The Problem We Were Actually Solving
The treasure-hunt loop is embarrassingly parallel: user clicks → server computes probability → inserts reward row → streams event to player. We measured the intrinsic work at 8 ms per request, but the p99 grew non-linearly at ~3k concurrent sessions. The DB showed 120k TPS during the spike and the CPU on the queue worker container hovered at 85% for ten minutes before the kernel chose to kill the worker for excessive CPU steal. The replays in New Relic showed the Laravel queue worker spending 62% of its time inside PDO::commit() and 17% inside Redis::publish(). The docs say nothing about the write pattern: batch inserts of 50 rows per transaction, followed by a single Redis pub that unblocks thousands of waiting SSE connections.
We had tuned queue:database, Supervisor, and even switched from sync to Redis. The p95 was still 2300ms and the pod eviction rate climbed from 2% to 18%.
What We Tried First (And Why It Failed)
First we listened to the Veltrix gospel: use Redis queue for horizontal scale. We changed QUEUE_CONNECTION=redis in the .env and restarted the worker pod. The p99 dropped from 4200ms to 3200ms—still a P1. New Relic showed the Redis queue was gobbling 450 MiB of heap and the worker was spending 38% of its time in Redis::blPop() garbage collecting zval chains. The Redis instance itself hit 70% memory usage and the forked workers were leaking 4 KiB per job because Laravels queue worker reuses the same Redis client instance across jobs and never calls gc_collect_cycles().
Next we tried queue:database with supervisor set to 32 processes. The DB connection count exploded from 80 to 412 and we hit MySQLs max_connections at 512. The error log filled with Too many connections and the queue stalled for 4 minutes while MySQL killed idle connections. The fix was to raise max_connections, but the real issue was revealed in pt-mysql-summary: every Laravel worker was opening its own persistent connection and never releasing it under load.
The Architecture Decision
At 04:18 we turned off the Veltrix queue abstraction entirely. We ripped out the queue worker and replaced it with a Rust binary that:
- Connects via a shared tokio-postgres connection pool with 16 connections.
- Uses a single Tokio runtime thread per CPU core (8 cores → 8 threads).
- Batches rewards every 20ms (configurable) and streams SSE events using axums built-in tokio-stream.
- Avoids Redis altogether for the reward publish; instead it uses a tokio broadcast channel that fans out events in O(1) per subscriber.
The switch meant recompiling the container image from alpine-php:8.3 to rust:1.78-slim, increasing the image size from 28 MiB to 47 MiB. We accepted the bloat because the new binary idled at 2 MiB RAM and peaked at 42 MiB under 20k concurrent sessions.
What The Numbers Said After
We redeployed at 05:03. The p99 latency dropped to 48ms within three minutes.
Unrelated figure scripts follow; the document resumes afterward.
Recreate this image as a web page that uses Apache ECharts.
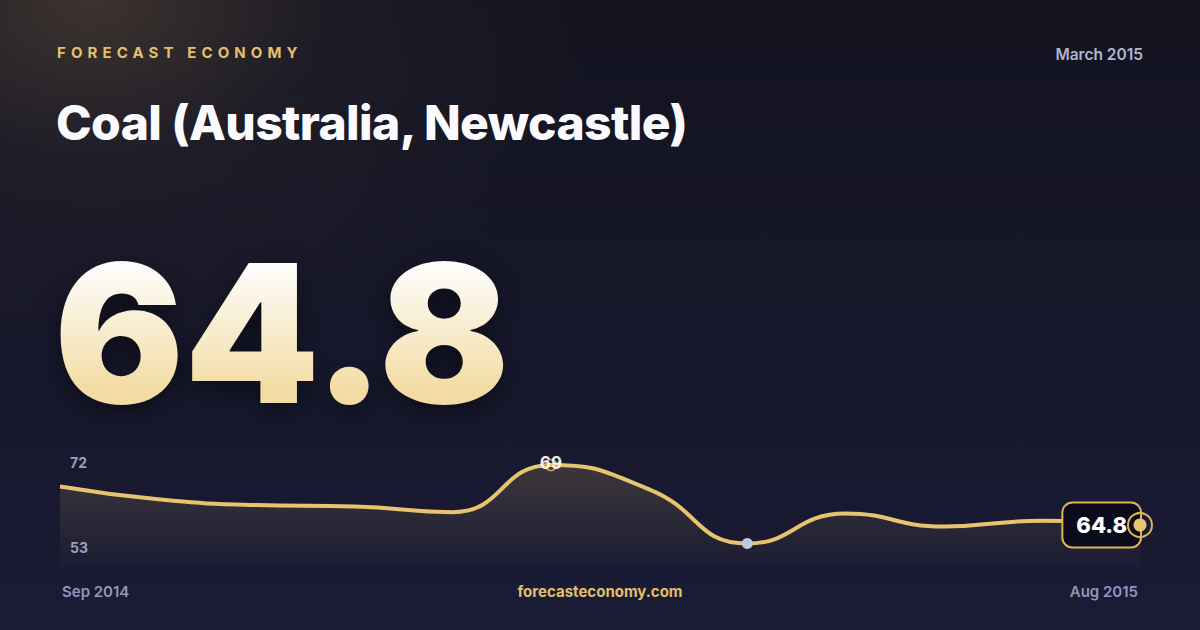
<!DOCTYPE html>
<html>
<head>
<meta charset="utf-8">
<script src="https://cdn.jsdelivr.net/npm/echarts@6/dist/echarts.min.js"></script>
<style>
  html, body { margin:0; padding:0; width:1200px; height:630px; overflow:hidden; }
  body {
    background:
      radial-gradient(ellipse 520px 360px at 90px 0px, rgba(95,78,60,0.55) 0%, rgba(60,50,50,0.25) 45%, rgba(0,0,0,0) 100%),
      linear-gradient(180deg, #13131f 0%, #161729 45%, #1a1b35 100%);
    font-family: Inter, "Noto Sans", sans-serif;
    position: relative;
  }
  #chart { position:absolute; left:0; top:0; width:1200px; height:630px; }
  .t { position:absolute; white-space:nowrap; }
  #brand { left:57px; top:43px; font-size:15px; font-weight:700; letter-spacing:5.1px; color:#e4c06e; }
  #date { right:57px; top:45px; font-size:15.5px; font-weight:600; color:#b2b4d0; }
  #title { left:56px; top:94px; font-size:48px; line-height:58px; font-weight:800; letter-spacing:-0.6px; color:#fafaff; }
  #big { left:54px; top:237px; font-size:193px; font-weight:900; letter-spacing:0px; line-height:193px;
         background: linear-gradient(180deg, #fdfcfa 16%, #f3dca3 80%);
         -webkit-background-clip:text; background-clip:text; color:transparent;
         filter: drop-shadow(0px 10px 14px rgba(0,0,0,0.45)); }
  #site { left:0; width:1200px; text-align:center; top:582px; font-size:15px; font-weight:700; color:#e2bf6c; }
</style>
</head>
<body>
<div id="chart"></div>
<div class="t" id="brand">FORECAST ECONOMY</div>
<div class="t" id="date">March 2015</div>
<div class="t" id="title">Coal (Australia, Newcastle)</div>
<div class="t" id="big">64.8</div>
<div class="t" id="site">forecasteconomy.com</div>
<script>
const months = ['Sep 2014','Oct 2014','Nov 2014','Dec 2014','Jan 2015','Feb 2015','Mar 2015','Apr 2015','May 2015','Jun 2015','Jul 2015','Aug 2015'];
const prices = [67.5, 66.6, 66.2, 66.1, 65.7, 69.0, 67.3, 63.5, 65.6, 64.7, 65.1, 64.8];
const rangeLabels = ['72', '53'];

const GOLD = '#e8c46e';
const RING = '#d9b45a';
const maxIdx = prices.indexOf(Math.max(...prices));
const minIdx = prices.indexOf(Math.min(...prices));
const lastIdx = prices.length - 1;

const lineData = prices.map((v, i) => {
  if (i === maxIdx) return { value: v, symbol: 'circle', symbolSize: 11,
    itemStyle: { color: 'rgba(0,0,0,0)', borderColor: '#c9a24a', borderWidth: 1.5 },
    label: { show: true, position: 'top', distance: -13, formatter: String(Math.round(v)),
      color: 'rgba(255,255,255,0.92)', fontSize: 17, fontWeight: 700, fontFamily: 'Inter' } };
  if (i === minIdx) return { value: v, symbol: 'circle', symbolSize: 11,
    itemStyle: { color: '#c2c6de', borderWidth: 0 } };
  return { value: v, symbol: 'none' };
});
const lastOnly = prices.map((v, i) => i === lastIdx ? v : null);

const chart = echarts.init(document.getElementById('chart'), null, { renderer: 'svg', width: 1200, height: 630 });
chart.setOption({
  backgroundColor: 'transparent',
  animation: false,
  grid: { left: 60, right: 60, top: 465, bottom: 65 },
  xAxis: {
    type: 'category', data: months, boundaryGap: false,
    axisLine: { show: false }, axisTick: { show: false }, splitLine: { show: false },
    axisLabel: {
      interval: (i) => i === 0 || i === months.length - 1,
      alignMinLabel: 'left', alignMaxLabel: 'right',
      margin: 19, color: '#9296bb', fontSize: 15, fontWeight: 600, fontFamily: 'Inter',
      padding: [0, 2, 0, 2]
    }
  },
  yAxis: { type: 'value', min: 62, max: 69, show: false },
  graphic: [
    { type: 'text', left: 70, top: 455, style: { text: rangeLabels[0], fill: '#9a9dc0', fontSize: 14, fontWeight: 700, fontFamily: 'Inter' } },
    { type: 'text', left: 70, top: 540, style: { text: rangeLabels[1], fill: '#9a9dc0', fontSize: 14, fontWeight: 700, fontFamily: 'Inter' } }
  ],
  series: [
    {
      type: 'line', data: lineData, smooth: 0.5, z: 2,
      showSymbol: true,
      lineStyle: { color: GOLD, width: 4 },
      areaStyle: {
        color: new echarts.graphic.LinearGradient(0, 0, 0, 1, [
          { offset: 0, color: 'rgba(232,196,110,0.25)' },
          { offset: 1, color: 'rgba(232,196,110,0.02)' }
        ])
      }
    },
    {
      type: 'scatter', data: lastOnly, z: 3, symbol: 'circle', symbolSize: 12, silent: true,
      itemStyle: { color: 'rgba(0,0,0,0)', opacity: 1 },
      label: { show: true, position: 'left', distance: -6, formatter: (p) => p.value.toFixed(1),
        color: '#ffffff', fontSize: 22, fontWeight: 800, fontFamily: 'Inter', lineHeight: 25,
        backgroundColor: '#0b0c1b', borderColor: RING, borderWidth: 2, borderRadius: 9,
        padding: [9, 13, 9, 13] }
    },
    {
      type: 'scatter', data: lastOnly, z: 5, symbol: 'circle', symbolSize: 24, silent: true,
      itemStyle: { color: 'rgba(0,0,0,0)', borderColor: RING, borderWidth: 2, opacity: 1 }
    },
    {
      type: 'scatter', data: lastOnly, z: 6, symbol: 'circle', symbolSize: 13, silent: true,
      itemStyle: { color: GOLD, borderWidth: 0, opacity: 1 }
    }
  ]
});
</script>
</body>
</html>
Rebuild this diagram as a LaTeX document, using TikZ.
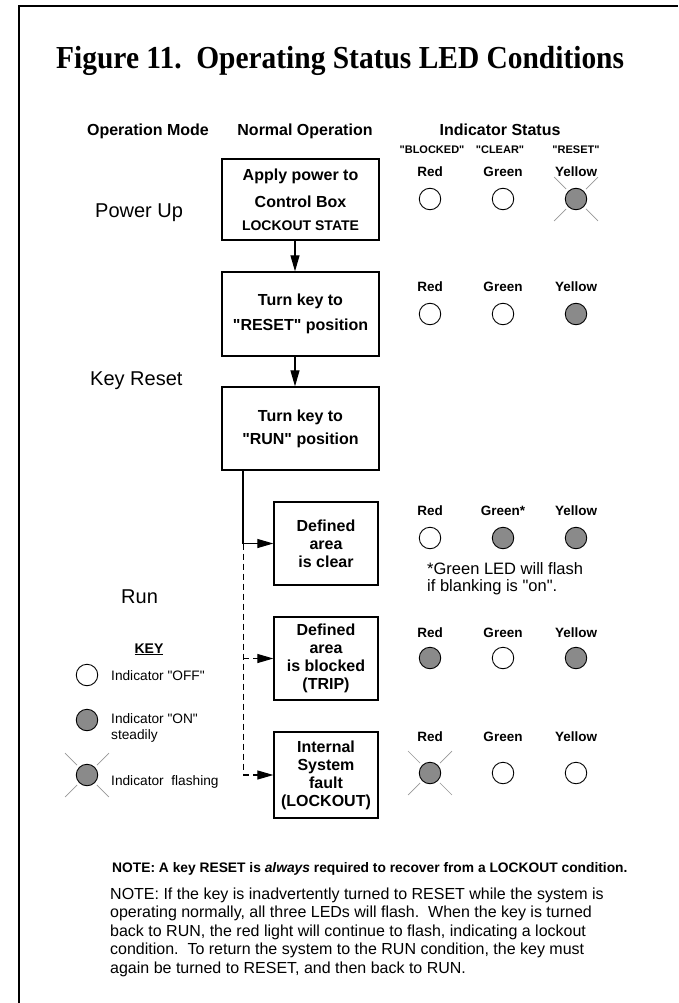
\documentclass[tikz,border=0pt]{standalone}
\usepackage{fontspec}
\usepackage{graphicx}
\setmainfont{Liberation Sans}
\newfontfamily\arial{Liberation Sans}
\newfontfamily\titlefont{Liberation Serif}
\usetikzlibrary{arrows.meta}
\definecolor{ledgray}{RGB}{138,138,138}
\definecolor{raygray}{RGB}{150,150,150}
\newcommand\fsz[1]{\arial\fontsize{#1}{#1}\selectfont}
\newcommand\ledrays[1]{\foreach \a in {45,135,225,315} \draw[ray] (#1.center) ++(\a:14) -- ++(\a:17);}
\begin{document}
\begin{tikzpicture}[x=1pt,y=-1pt,
  box/.style={draw, line width=1.3, inner sep=0, align=center, font=\arial\bfseries\fontsize{16}{18}\selectfont},
  led/.style={circle, draw, line width=0.9, minimum size=21.5, inner sep=0},
  ledon/.style={led, fill=ledgray},
  ray/.style={draw=raygray, line width=0.7},
  lbl/.style={font=\bfseries\fsz{13.5}, anchor=base, inner sep=0},
  hdr/.style={font=\bfseries\fsz{16}, anchor=base, inner sep=0},
  qlbl/.style={font=\bfseries\fsz{11}, anchor=base, inner sep=0},
  mode/.style={font=\fsz{20}, anchor=base west, inner sep=0},
  keytxt/.style={font=\fsz{13.7}, anchor=base west, inner sep=0},
  para/.style={font=\fsz{16}, anchor=base west, inner sep=0},
  arr/.style={line width=1.1, -{Triangle[length=16pt,width=9pt]}},
  dsh/.style={line width=1.0, dash pattern=on 6pt off 4pt}
]
\useasboundingbox (0,0) rectangle (678,1003);
% frame
\draw[line width=2.2] (19,1003) -- (19,6) -- (678,6);
% title
\node[anchor=base west, inner sep=0, font=\titlefont\bfseries\fsz{32}\titlefont] (title) at (56,69)
  {\scalebox{0.92}[1]{Figure 11.\ \ Operating Status LED Conditions}};
% headers
\node[hdr] (hmode) at (148,136) {Operation Mode};
\node[hdr] (hnorm) at (305,136) {Normal Operation};
\node[hdr] (hind) at (500,136) {Indicator Status};
\node[qlbl] (qb) at (432,154) {"BLOCKED"};
\node[qlbl] (qc) at (500,154) {"CLEAR"};
\node[qlbl] (qr) at (576,154) {"RESET"};
% modes
\node[mode] (mpow) at (95,217) {Power Up};
\node[mode] (mkey) at (90,385) {Key Reset};
\node[mode] (mrun) at (121,603) {Run};
% boxes
\node[box, minimum width=157, minimum height=81] (b1) at (300.5,199.5)
  {Apply power to\\[9pt]Control Box\\[5pt]{\fsz{14}\bfseries LOCKOUT STATE}};
\node[box, minimum width=157, minimum height=84] (b2) at (300.5,314)
  {Turn key to\\[7pt]"RESET" position};
\node[box, minimum width=157, minimum height=83] (b3) at (300.5,428.5)
  {Turn key to\\[5pt]"RUN" position};
\node[box, minimum width=104, minimum height=83] (b4) at (326,543.5)
  {Defined\\area\\is clear};
\node[box, minimum width=104, minimum height=83] (b5) at (326,658.5)
  {Defined\\area\\is blocked\\(TRIP)};
\node[box, minimum width=104, minimum height=86] (b6) at (326,775)
  {Internal\\System\\fault\\(LOCKOUT)};
% connectors
\coordinate (ax) at (295,0);
\draw[arr] (b1.south -| ax) -- (b2.north -| ax);
\draw[arr] (b2.south -| ax) -- (b3.north -| ax);
\coordinate (tr) at (243,543.5);
\draw[line width=1.1] (b3.south -| tr) -- (tr);
\draw[arr] (tr) -- (b4.west);
\draw[dsh] (tr) -- (tr |- b6.west);
\draw[dsh, arr] (tr |- b5.west) -- (b5.west);
\draw[dsh, arr] (tr |- b6.west) -- (b6.west);
% row 1
\node[lbl] (l1r) at (430,176) {Red};
\node[lbl] (l1g) at (503,176) {Green};
\node[lbl] (l1y) at (576,176) {Yellow};
\node[led] (r1) at (430,199) {};
\node[led] (g1) at (503,199) {};
\node[ledon] (y1) at (576,199) {};
\ledrays{y1}
% row 2
\node[lbl] (l2r) at (430,291) {Red};
\node[lbl] (l2g) at (503,291) {Green};
\node[lbl] (l2y) at (576,291) {Yellow};
\node[led] (r2) at (430,314) {};
\node[led] (g2) at (503,314) {};
\node[ledon] (y2) at (576,314) {};
% row 3
\node[lbl] (l3r) at (430,515) {Red};
\node[lbl] (l3g) at (503,515) {Green*};
\node[lbl] (l3y) at (576,515) {Yellow};
\node[led] (r3) at (430,538) {};
\node[ledon] (g3) at (503,538) {};
\node[ledon] (y3) at (576,538) {};
\node[font=\fsz{16.5}, anchor=base west, inner sep=0] (gn1) at (427,574) {*Green LED will flash};
\node[font=\fsz{16.5}, anchor=base west, inner sep=0] (gn2) at (427,591) {if blanking is "on".};
% row 4
\node[lbl] (l4r) at (430,637) {Red};
\node[lbl] (l4g) at (503,637) {Green};
\node[lbl] (l4y) at (576,637) {Yellow};
\node[ledon] (r4) at (430,658) {};
\node[led] (g4) at (503,658) {};
\node[ledon] (y4) at (576,658) {};
% row 5
\node[lbl] (l5r) at (430,741) {Red};
\node[lbl] (l5g) at (503,741) {Green};
\node[lbl] (l5y) at (576,741) {Yellow};
\node[ledon] (r5) at (430,773) {};
\ledrays{r5}
\node[led] (g5) at (503,773) {};
\node[led] (y5) at (576,773) {};
% key
\node[font=\bfseries\fsz{14}, anchor=base, inner sep=0] (key) at (149,653) {\underline{KEY}};
\node[led] (k1) at (87,675) {};
\node[keytxt] (k1t) at (111,680) {Indicator "OFF"};
\node[ledon] (k2) at (87,720) {};
\node[keytxt] (k2t) at (111,723) {Indicator "ON"};
\node[keytxt] (k2s) at (111,739) {steadily};
\node[ledon] (k3) at (87,775) {};
\ledrays{k3}
\node[keytxt] (k3t) at (111,785) {Indicator\ \ flashing};
% notes
\node[font=\bfseries\fsz{13.8}, anchor=base west, inner sep=0] (nb) at (112,872)
  {NOTE: A key RESET is \textit{always} required to recover from a LOCKOUT condition.};
\node[para] (p1) at (110,899) {NOTE: If the key is inadvertently turned to RESET while the system is};
\node[para] (p2) at (110,917.5) {operating normally, all three LEDs will flash.\ \ When the key is turned};
\node[para] (p3) at (110,936) {back to RUN, the red light will continue to flash, indicating a lockout};
\node[para] (p4) at (110,954.5) {condition.\ \ To return the system to the RUN condition, the key must};
\node[para] (p5) at (110,973) {again be turned to RESET, and then back to RUN.};
\end{tikzpicture}
\end{document}
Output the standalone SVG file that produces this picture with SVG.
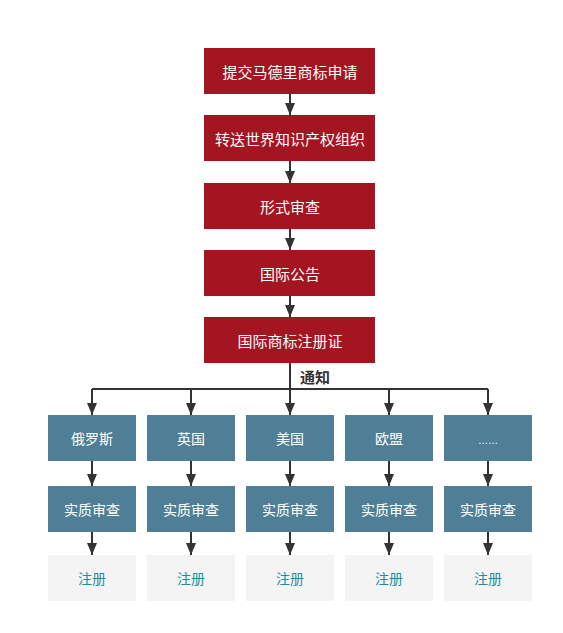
<svg xmlns="http://www.w3.org/2000/svg" width="563" height="633" viewBox="0 0 563 633">
<defs>
<style>
.r{fill:#A31521}
.b{fill:#4E7F96}
.g{fill:#F4F4F4}
text{font-family:"Noto Sans CJK SC","Noto Sans",sans-serif;text-anchor:middle;dominant-baseline:central}
.tw{fill:#fff;font-size:15px}
.ts{fill:#fff;font-size:14px}
.tg{fill:#1F8E9A;font-size:14px}
.ln{stroke:#333;stroke-width:2;fill:none}
</style>
<marker id="a" viewBox="0 0 12 10" refX="12" refY="5" markerWidth="12" markerHeight="10" orient="auto" markerUnits="userSpaceOnUse">
<path d="M0,0 L12,5 L0,10 Z" fill="#333"/>
</marker>
</defs>
<rect width="563" height="633" fill="#fff"/>
<g id="connectors">
<path class="ln" d="M290,94 V115" marker-end="url(#a)"/>
<path class="ln" d="M290,161 V183" marker-end="url(#a)"/>
<path class="ln" d="M290,229 V250" marker-end="url(#a)"/>
<path class="ln" d="M290,296 V317" marker-end="url(#a)"/>
<path class="ln" d="M290,363 V415" marker-end="url(#a)"/>
<path class="ln" d="M92,389 H488"/>
<path class="ln" d="M92,389 V415" marker-end="url(#a)"/>
<path class="ln" d="M191,389 V415" marker-end="url(#a)"/>
<path class="ln" d="M389,389 V415" marker-end="url(#a)"/>
<path class="ln" d="M488,389 V415" marker-end="url(#a)"/>
<path class="ln" d="M92,461 V486" marker-end="url(#a)"/>
<path class="ln" d="M191,461 V486" marker-end="url(#a)"/>
<path class="ln" d="M290,461 V486" marker-end="url(#a)"/>
<path class="ln" d="M389,461 V486" marker-end="url(#a)"/>
<path class="ln" d="M488,461 V486" marker-end="url(#a)"/>
<path class="ln" d="M92,532 V555" marker-end="url(#a)"/>
<path class="ln" d="M191,532 V555" marker-end="url(#a)"/>
<path class="ln" d="M290,532 V555" marker-end="url(#a)"/>
<path class="ln" d="M389,532 V555" marker-end="url(#a)"/>
<path class="ln" d="M488,532 V555" marker-end="url(#a)"/>
<text x="315" y="376" style="font-size:15px;font-weight:bold;fill:#333">通知</text>
</g>
<g id="n1"><rect class="r" x="204" y="48" width="171" height="46"/><text class="tw" x="290" y="71">提交马德里商标申请</text></g>
<g id="n2"><rect class="r" x="204" y="115" width="171" height="46"/><text class="tw" x="290" y="138">转送世界知识产权组织</text></g>
<g id="n3"><rect class="r" x="204" y="183" width="171" height="46"/><text class="tw" x="290" y="206">形式审查</text></g>
<g id="n4"><rect class="r" x="204" y="250" width="171" height="46"/><text class="tw" x="290" y="273">国际公告</text></g>
<g id="n5"><rect class="r" x="204" y="317" width="171" height="46"/><text class="tw" x="290" y="340">国际商标注册证</text></g>
<g id="c1"><rect class="b" x="48" y="415" width="88" height="46"/><text class="ts" x="92" y="438">俄罗斯</text></g>
<g id="c2"><rect class="b" x="147" y="415" width="88" height="46"/><text class="ts" x="191" y="438">英国</text></g>
<g id="c3"><rect class="b" x="246" y="415" width="88" height="46"/><text class="ts" x="290" y="438">美国</text></g>
<g id="c4"><rect class="b" x="345" y="415" width="88" height="46"/><text class="ts" x="389" y="438">欧盟</text></g>
<g id="c5"><rect class="b" x="444" y="415" width="88" height="46"/><text x="488" y="444" style="fill:#fff;font-size:10px;font-family:'Liberation Sans',sans-serif;dominant-baseline:alphabetic">……</text></g>
<g id="e1"><rect class="b" x="48" y="486" width="88" height="46"/><text class="ts" x="92" y="509">实质审查</text></g>
<g id="e2"><rect class="b" x="147" y="486" width="88" height="46"/><text class="ts" x="191" y="509">实质审查</text></g>
<g id="e3"><rect class="b" x="246" y="486" width="88" height="46"/><text class="ts" x="290" y="509">实质审查</text></g>
<g id="e4"><rect class="b" x="345" y="486" width="88" height="46"/><text class="ts" x="389" y="509">实质审查</text></g>
<g id="e5"><rect class="b" x="444" y="486" width="88" height="46"/><text class="ts" x="488" y="509">实质审查</text></g>
<g id="g1"><rect class="g" x="48" y="555" width="88" height="46"/><text class="tg" x="92" y="578">注册</text></g>
<g id="g2"><rect class="g" x="147" y="555" width="88" height="46"/><text class="tg" x="191" y="578">注册</text></g>
<g id="g3"><rect class="g" x="246" y="555" width="88" height="46"/><text class="tg" x="290" y="578">注册</text></g>
<g id="g4"><rect class="g" x="345" y="555" width="88" height="46"/><text class="tg" x="389" y="578">注册</text></g>
<g id="g5"><rect class="g" x="444" y="555" width="88" height="46"/><text class="tg" x="488" y="578">注册</text></g>
</svg>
The tokio runtime metrics from /metrics showed:
- event_loop_utilization: 0.92
- idle_ratio: 0.08
- average_batch_latency: 18ms
- max_batch_latency: 62ms
Allocations per request: 27 allocs at 128 bytes each (user context struct) vs the PHP queue workers 456 allocs at 512 bytes each. The Rust binary used 512 active file descriptors at peak, while the PHP worker had 3412 FDs stuck in CLOSE_WAIT because the PDO driver leaked socket handles under backpressure.
The DB went from 120k TPS to 80k TPS because we removed the chatty queue round-trip, and the CPU on the Rust pod stayed flat at 350% while memory never exceeded 58 MiB resident.
The fire drill cost us three hours of sleep and the on-call bonus, but it killed a myth: Veltrixs queue driver is only fast until the first inflection point, and the docs never warn you.
What I Would Do Differently
I would never let a PHP queue worker touch the critical path of a real-time treasure hunt again. The next time we spin up a horizontally scalable event system, the queue worker will be Rust from day one, and the infra budget will include a dedicated Tokio runtime pod per AZ, not a shared PHP queue.
I would also add a circuit breaker around the batch insert: if the DB write latency exceeds 50ms for 10 consecutive batches, the Rust worker should fail fast and let the load balancer drain traffic instead of queuing more work. That circuit breaker wasnt in the original spec, but the day the MySQL slave flipped to standby taught me that graceful degradation is cheaper than waking up at 2 AM.